Chop Water, Carry Wood

As the weather turns to fall, we start to think of warm cups of tea by the stove, and maybe a cat curled up nearby. At least that is what we are supposed to think. Today it was 103 in Jackson, the warmest day of the year.

As we were hefting our winter firewood, it was raining on my shirt. More precisely, it was raining directly under my sweaty brow, and saturated head. “Wood heats you many times” is the old saw. The irony did not escape me.

We shifted the jumble of cherry chunks into the semblance of a proper wood pile and uncovered a mouse. Mouse dashed out from under one log and dove under another. Zip! Whoosh!

There was something strange about her. Mouse had extra stuff hanging off her tummy.

I stopped throwing wood and tried to reconstruct what I had just seen. Grey fuzzy mouse, (knew it was a mouse by the big ears and eyes) with fuzzy grey tendrils attached to her belly. For a horrible moment I was afraid we had injured mouse with our rough and tumble wood chucking. But mouse wasn’t bleeding.

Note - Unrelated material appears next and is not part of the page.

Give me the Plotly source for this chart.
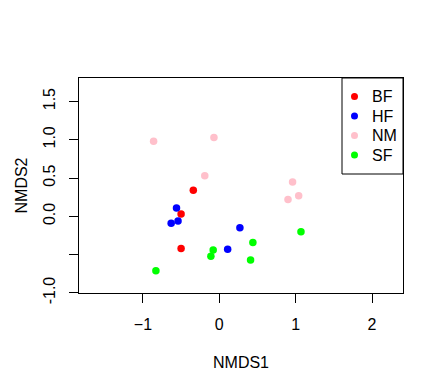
import plotly.graph_objects as go

groups = ["BF", "HF", "NM", "SF"]
colors = ["#FF0000", "#0000FF", "#FFC0CB", "#00FF00"]

bf_x = [-0.34, -0.50, -0.50]
bf_y = [0.34, 0.03, -0.42]
hf_x = [-0.56, -0.54, -0.63, 0.27, 0.11]
hf_y = [0.11, -0.06, -0.09, -0.15, -0.43]
nm_x = [-0.86, -0.07, -0.19, 0.96, 0.90, 1.04]
nm_y = [0.98, 1.03, 0.53, 0.45, 0.22, 0.27]
sf_x = [-0.83, -0.08, -0.11, 0.44, 0.41, 1.07]
sf_y = [-0.71, -0.44, -0.52, -0.34, -0.57, -0.20]

xs = [bf_x, hf_x, nm_x, sf_x]
ys = [bf_y, hf_y, nm_y, sf_y]

x_ticks = [-1, 0, 1, 2]
y_ticks = [-1.0, -0.5, 0.0, 0.5, 1.0, 1.5]
y_ticktext = ["-1.0", "", "0.0", "0.5", "1.0", "1.5"]

font = "Liberation Sans, Arial, sans-serif"

fig = go.Figure()
for g, c, x, y in zip(groups, colors, xs, ys):
    fig.add_trace(go.Scatter(x=x, y=y, mode="markers", name=g,
                             marker=dict(color=c, size=7.5, line=dict(width=0))))

# manual R-style legend (top-right, boxed)
shapes = [dict(type="rect", xref="paper", yref="paper",
               xsizemode="pixel", ysizemode="pixel", xanchor=1, yanchor=1,
               x0=-61, x1=0, y0=-96, y1=0,
               line=dict(color="black", width=1), fillcolor="white", layer="above")]
annotations = []
for i, (g, c) in enumerate(zip(groups, colors)):
    cy = -18.5 - 19.5 * i
    shapes.append(dict(type="circle", xref="paper", yref="paper",
                       xsizemode="pixel", ysizemode="pixel", xanchor=1, yanchor=1,
                       x0=-52, x1=-45, y0=cy - 3.5, y1=cy + 3.5,
                       line=dict(width=0), fillcolor=c, layer="above"))
    annotations.append(dict(text=g, x=1, y=1, xref="paper", yref="paper",
                            xanchor="left", yanchor="middle", xshift=-33, yshift=cy,
                            showarrow=False, font=dict(size=16)))

annotations += [
    dict(text="NMDS1", x=0.5, y=0, xref="paper", yref="paper",
         xanchor="center", yanchor="middle", yshift=-69, showarrow=False,
         font=dict(size=16)),
    dict(text="NMDS2", x=0, y=0.5, xref="paper", yref="paper",
         xanchor="center", yanchor="middle", xshift=-58, textangle=-90,
         showarrow=False, font=dict(size=16)),
]

fig.update_layout(
    width=444, height=392,
    margin=dict(l=79, r=41, t=78, b=99, autoexpand=False),
    paper_bgcolor="white", plot_bgcolor="white",
    font=dict(family=font, size=16, color="black"),
    showlegend=False,
    xaxis=dict(range=[-1.837, 2.406], tickvals=x_ticks, ticks="outside", ticklen=9,
               tickcolor="black", showgrid=False, zeroline=False, automargin=False,
               showline=True, linecolor="black", linewidth=1, mirror=True,
               ticklabelstandoff=8),
    yaxis=dict(range=[-1.001, 1.807], tickvals=y_ticks, ticktext=y_ticktext,
               tickangle=-90, ticks="outside", ticklen=9, automargin=False,
               tickcolor="black", showgrid=False, zeroline=False,
               showline=True, linecolor="black", linewidth=1, mirror=True,
               ticklabelstandoff=8),
    shapes=shapes,
    annotations=annotations,
)

fig.write_html("out.html", config={"displayModeBar": False},
               post_script="document.body.style.margin='0';document.body.style.padding='0';")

She made another dash to a weedy pile of bark. It was then I realized what I was seeing. Mother mouse had baby mice and she must have given them the word to hang on tight. “This might be a bit bumpy.” She accomplished her change of address with little fuss, no losses and no notice from the resident cat population.

May we all see change coming, and manage it with such economy.